How to eat cherimoyas: The easiest way is to slice the fruit in half, then use a spoon to scoop out the flesh and enjoy, just be sure to spit out the seeds as per above. When you eat it like that you suddenly understand why the fruit is called a custard apple. Well, truthfully, the “apple” part still confuses me — seems like everything that grew on a tree was called that by those aforementioned explorers back in the day. But the custard part is spot on. And if you chill the fruit first, it becomes ice-cream like. Honestly, if you could have unlimited ripe cherimoyas and a spoon, that’s the only dessert you’ll need in life! (Good thing they’re rare, so I can stay busy baking :) )
But you know what’s even more amazing? It’s this raw custard mixed in with pistachios. That’s what you’re here for after all, right?! :)
Honestly, I never thought I’d taste anything better than a good cherimoya, but after blending it in with a tiny bit of good almond milk, a dash of salt, and pistachios, I proved myself wrong. This custard is only the best little dessert in the world.

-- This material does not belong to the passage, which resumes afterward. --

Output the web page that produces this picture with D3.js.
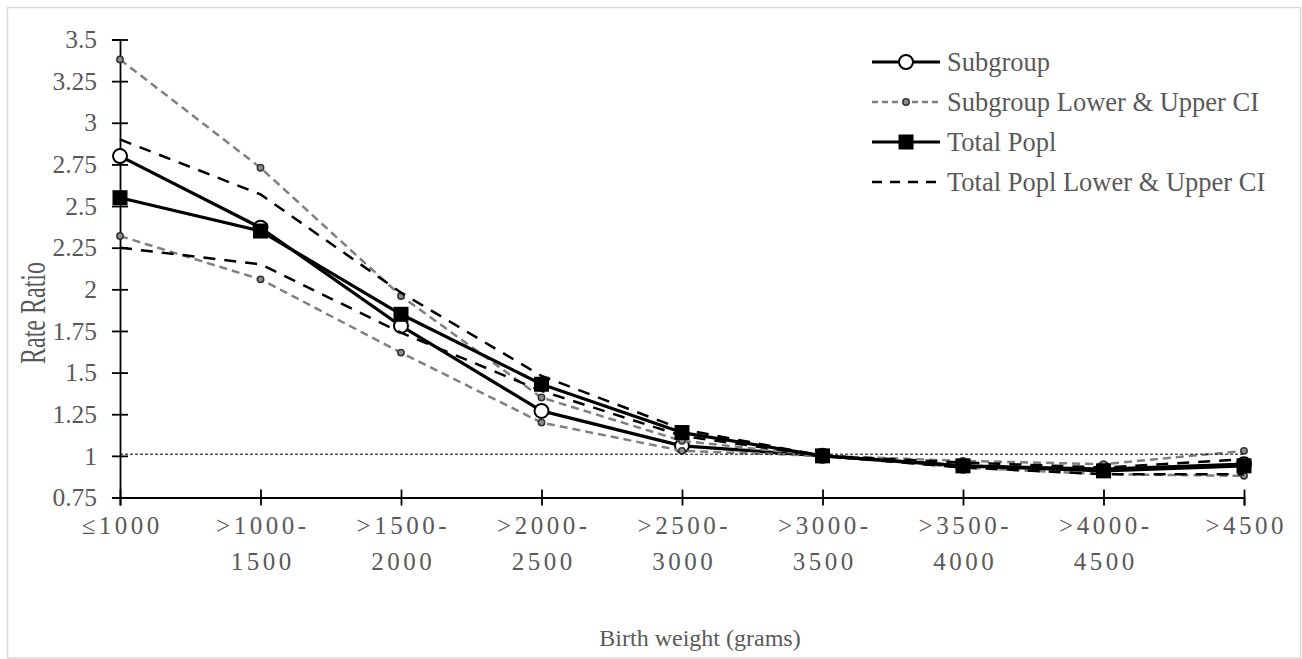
<!DOCTYPE html>
<html>
<head>
<meta charset="utf-8">
<script src="https://cdn.jsdelivr.net/npm/d3@7"></script>
<style>
  html, body { margin: 0; padding: 0; background: #fff; }
  svg { display: block; }
  text { font-family: "Liberation Serif", "Times New Roman", serif; fill: #595959; }
</style>
</head>
<body>
<svg id="chart" width="1302" height="659"></svg>
<script>
// ---- data ----
const categories = ["≤1000", ">1000-\n1500", ">1500-\n2000", ">2000-\n2500", ">2500-\n3000", ">3000-\n3500", ">3500-\n4000", ">4000-\n4500", ">4500"];
const subgroup   = [2.80, 2.37, 1.78, 1.27, 1.06, 1.00, 0.94, 0.92, 0.95];
const subLower   = [2.32, 2.06, 1.62, 1.20, 1.03, 1.00, 0.93, 0.89, 0.88];
const subUpper   = [3.38, 2.73, 1.96, 1.35, 1.09, 1.00, 0.97, 0.95, 1.03];
const total      = [2.55, 2.35, 1.85, 1.43, 1.14, 1.00, 0.94, 0.91, 0.94];
const totalLower = [2.25, 2.15, 1.74, 1.39, 1.12, 1.00, 0.93, 0.89, 0.89];
const totalUpper = [2.90, 2.57, 1.98, 1.48, 1.16, 1.00, 0.96, 0.93, 0.98];
const reference  = [1.01, 1.01, 1.01, 1.01, 1.01, 1.01, 1.01, 1.01, 1.01];
const yTicks = [0.75, 1, 1.25, 1.5, 1.75, 2, 2.25, 2.5, 2.75, 3, 3.25, 3.5];
const legendLabels = ["Subgroup", "Subgroup Lower & Upper CI", "Total Popl", "Total Popl Lower & Upper CI"];
const yTitle = "Rate Ratio";
const xTitle = "Birth weight (grams)";

// ---- layout ----
const svg = d3.select("#chart");
const plotLeft = 120, plotRight = 1244, plotTop = 39.5, plotBottom = 497.5;

svg.append("rect").attr("x", 7.5).attr("y", 7.5).attr("width", 1293).attr("height", 650.5)
  .attr("fill", "#fff").attr("stroke", "#d9d9d9").attr("stroke-width", 1.5);

const x = d3.scalePoint().domain(d3.range(categories.length)).range([plotLeft, plotRight]);
const y = d3.scaleLinear().domain([0.75, 3.5]).range([plotBottom, plotTop]);

// y axis
const yAxis = svg.append("g").attr("transform", `translate(${plotLeft},0)`)
  .call(d3.axisLeft(y).tickValues(yTicks).tickSize(8).tickPadding(15).tickFormat(d => String(d)));
yAxis.select(".domain").attr("stroke", "#000").attr("stroke-width", 1.8);
yAxis.selectAll(".tick line").attr("x1", -8).attr("x2", 8).attr("stroke", "#000").attr("stroke-width", 1.8);
yAxis.selectAll(".tick text").attr("font-size", 25.5).attr("fill", "#595959")
  .style("font-family", '"Liberation Serif", serif');

// x axis
const xAxis = svg.append("g").attr("transform", `translate(0,${plotBottom})`)
  .call(d3.axisBottom(x).tickSize(8).tickFormat(""));
xAxis.select(".domain").attr("stroke", "#000").attr("stroke-width", 1.8);
xAxis.selectAll(".tick line").attr("y1", -8).attr("y2", 8).attr("stroke", "#000").attr("stroke-width", 1.8);
xAxis.selectAll(".tick").each(function(d) {
  const lines = categories[d].split("\n");
  const t = d3.select(this).append("text")
    .attr("text-anchor", "middle").attr("font-size", 25).attr("letter-spacing", 3.5)
    .attr("fill", "#595959").style("font-family", '"Liberation Serif", serif');
  lines.forEach((ln, i) => {
    t.append("tspan").attr("x", 1.75).attr("y", 36 + i * 36).text(ln);
  });
});

// titles
svg.append("text").attr("transform", "translate(45,313) scale(1.45,1) rotate(-90)")
  .attr("text-anchor", "middle").attr("font-size", 24).text(yTitle);
svg.append("text").attr("x", 700).attr("y", 646).attr("text-anchor", "middle")
  .attr("font-size", 24).text(xTitle);

// ---- series ----
const line = d3.line().x((d, i) => x(i)).y(d => y(d));
const series = [
  { data: subgroup,   stroke: "#000", width: 3.2, dash: null,   marker: "circle" },
  { data: subLower,   stroke: "#808080", width: 2.5, dash: "8,5", marker: "dot" },
  { data: subUpper,   stroke: "#808080", width: 2.5, dash: "8,5", marker: "dot" },
  { data: total,      stroke: "#000", width: 3.2, dash: null,   marker: "square" },
  { data: totalLower, stroke: "#000", width: 2.5, dash: "12,9", marker: null },
  { data: totalUpper, stroke: "#000", width: 2.5, dash: "12,9", marker: null },
  { data: reference,  stroke: "#000", width: 1,   dash: "3,2",  marker: null }
];

function drawMarker(g, type, cx, cy) {
  if (type === "circle") {
    g.append("circle").attr("cx", cx).attr("cy", cy).attr("r", 7)
      .attr("fill", "#fff").attr("stroke", "#000").attr("stroke-width", 2);
  } else if (type === "dot") {
    g.append("circle").attr("cx", cx).attr("cy", cy).attr("r", 3.2)
      .attr("fill", "#8c8c8c").attr("stroke", "#333").attr("stroke-width", 1.5);
  } else if (type === "square") {
    g.append("rect").attr("x", cx - 7.5).attr("y", cy - 7.5).attr("width", 15).attr("height", 15)
      .attr("fill", "#000");
  }
}

const plot = svg.append("g");
series.forEach(s => {
  const g = plot.append("g");
  g.append("path").attr("d", line(s.data)).attr("fill", "none")
    .attr("stroke", s.stroke).attr("stroke-width", s.width)
    .attr("stroke-dasharray", s.dash).attr("stroke-linejoin", "round");
  if (s.marker) s.data.forEach((v, i) => drawMarker(g, s.marker, x(i), y(v)));
});

// ---- legend ----
const legendItems = [
  { stroke: "#000", width: 3, dash: null, marker: "circle" },
  { stroke: "#808080", width: 2.5, dash: "6,4", marker: "dot" },
  { stroke: "#000", width: 3, dash: null, marker: "square" },
  { stroke: "#000", width: 2.5, dash: "10,8", marker: null }
];
const leg = svg.append("g");
legendItems.forEach((it, i) => {
  const ly = 62 + i * 40;
  leg.append("line").attr("x1", 872).attr("x2", 940).attr("y1", ly).attr("y2", ly)
    .attr("stroke", it.stroke).attr("stroke-width", it.width).attr("stroke-dasharray", it.dash);
  drawMarker(leg, it.marker, 906, ly);
  leg.append("text").attr("x", 947).attr("y", ly).attr("dy", "0.33em")
    .attr("font-size", 26.5).text(legendLabels[i]);
});
</script>
</body>
</html>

The only difficult part is de-seeding. Pain in the behind, which is why you don’t see many recipes using cherimoyas — so much easier to just eat it with a spoon and call it a day, only you have no idea how tasty the custard is… so don’t curse me as you’re doing it… ;) promise, it’s worth the effort. Once you’re done picking out the seeds, it’s a breeze from there. I like to cut mine in half, then scoop out the flesh into a shallow bowl or on a plate, then pick out the seeds with a knife. Then I transfer all the remaining flesh and any juice that escaped in the process into a small blender (I use my magic bullet since it’s a small job). That way you lose the least of the fruit in the process.
Note: make sure the almond milk (or cashew milk) you’re using tastes good here. Because it’s such a minimal list of ingredients, if you use a milk you don’t enjoy drinking on its own, you’ll end up tainting the custard too. So everything you put in must be tasty first and foremost.

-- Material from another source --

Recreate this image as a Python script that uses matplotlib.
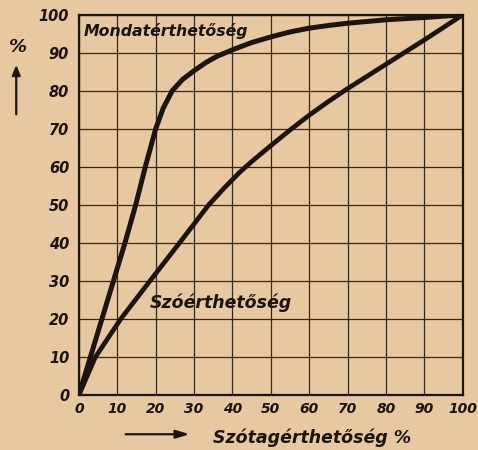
import matplotlib

matplotlib.use("Agg")
import matplotlib.pyplot as plt

# values (x = Szótagérthetőség %, y = %)
mondat_x = [0, 3, 6, 9, 12, 14.8, 17.3, 20, 22, 24.3, 27, 30, 33, 36, 40, 45, 50, 55, 60, 65, 70, 80, 90, 100]
mondat_y = [0, 10, 20, 30, 40, 50, 60, 70, 75.5, 80, 83, 85.3, 87.4, 89.1, 90.8, 92.7, 94.2, 95.5, 96.5, 97.2, 97.8, 98.7, 99.3, 100]

szo_x = [0, 4.3, 10.9, 18.5, 26.2, 33.8, 38, 41.9, 45, 50, 55, 60, 65, 70, 75, 80, 85, 90, 95, 100]
szo_y = [0, 10, 20, 30, 40, 50, 54.6, 58.6, 61.4, 65.6, 69.7, 73.6, 77.2, 80.6, 83.8, 87, 90.2, 93.4, 96.7, 100]

ticks = [0, 10, 20, 30, 40, 50, 60, 70, 80, 90, 100]

PAPER = "#e7c8a1"
INK = "#1c1410"
GRID = "#35271b"
FONT = dict(family="DejaVu Sans", style="italic", weight="bold", color=INK)

fig = plt.figure(figsize=(4.78, 4.5), dpi=100, facecolor=PAPER)
ax = fig.add_axes([0.165, 0.122, 0.803, 0.845], facecolor=PAPER)

ax.plot(mondat_x, mondat_y, color=INK, lw=3.6, solid_capstyle="round", solid_joinstyle="round", zorder=3)
ax.plot(szo_x, szo_y, color=INK, lw=3.4, solid_capstyle="round", solid_joinstyle="round", zorder=3)

ax.set_xlim(0, 100)
ax.set_ylim(0, 100)
ax.set_xticks(ticks)
ax.set_yticks(ticks)
ax.set_xticklabels([str(t) for t in ticks], fontdict=dict(size=10, **FONT))
ax.set_yticklabels([str(t) for t in ticks], fontdict=dict(size=10.5, **FONT))
ax.tick_params(length=0, pad=7)
ax.tick_params(axis="x", pad=5)
ax.grid(True, color=GRID, lw=0.9)
for spine in ax.spines.values():
    spine.set_color(INK)
    spine.set_linewidth(1.6)

ax.text(1.2, 95.8, "Mondatérthetőség", ha="left", va="center", size=11.3, **FONT)
ax.text(18.5, 24.3, "Szóérthetőség", ha="left", va="center", size=12.5, **FONT)

# axis captions with arrows, as on the original
fig.text(0.038, 0.895, "%", ha="center", va="center", size=13, **FONT)
fig.patches.append(matplotlib.patches.FancyArrowPatch(
    (0.034, 0.74), (0.034, 0.862), transform=fig.transFigure,
    arrowstyle="-|>,head_length=6,head_width=2.5", color=INK, lw=1.6))
fig.patches.append(matplotlib.patches.FancyArrowPatch(
    (0.257, 0.035), (0.402, 0.035), transform=fig.transFigure,
    arrowstyle="-|>,head_length=8,head_width=2.5", color=INK, lw=1.6))
fig.text(0.445, 0.028, "Szótagérthetőség %", ha="left", va="center", size=12.5, **FONT)

fig.savefig("out.png", dpi=100, facecolor=PAPER)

Lastly, a note on texture and freezing times: you’ll need to chill this, but the chilling time can vary. Stick it in the freezer for an hour, and you’ll have a nice custard / soft-serve ice cream. The timing is key to the right texture — if you catch it in the right moment it actually transforms into the best ice cream ever. Freeze it too long and you’ll have a popsicle though — not recommended. Sometimes I make this ahead of time and freeze overnight, which means “too long” for a good texture, which means I thaw it out a little before tucking in. Play around with the chill time until you find the texture you like best. So long as it’s chilled it’ll taste amazing at every stage.

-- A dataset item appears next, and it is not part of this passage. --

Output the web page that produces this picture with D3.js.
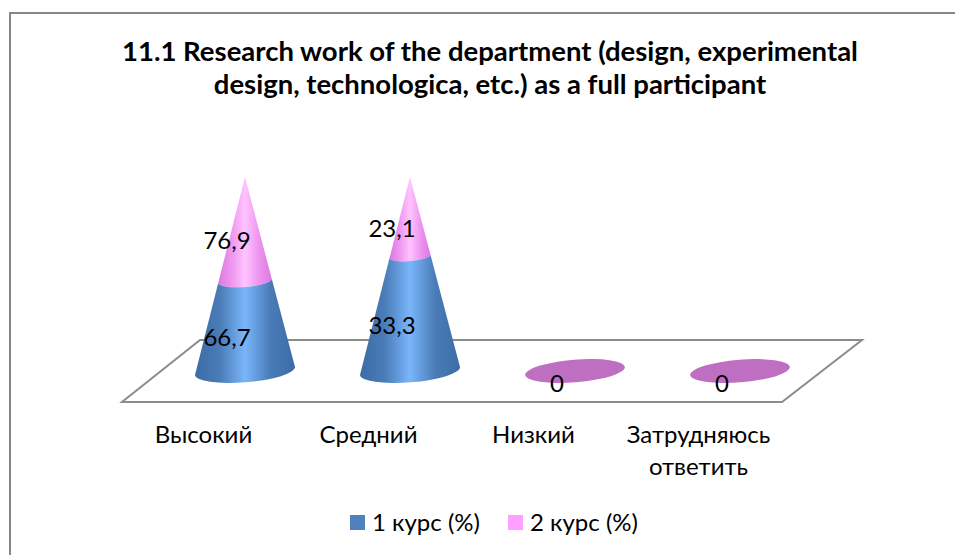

- flesh of 1 ripe cherimoya (discard skin and seeds)
- ⅓ cup unsweetened vanilla almond milk
- dash of salt (I like mine at about ⅛ tsp, though I don't typically measure)
- 2 tbsp chopped pistachios
- Blend all ingredients, except pistachios, into a smooth texture (only takes a few seconds).
- Transfer into a glass jar, and cover.
- Chill in the freezer for about an hour, stir in pistachios, and enjoy!
This post contains an affiliate link to the magic bullet blender I used for this recipe.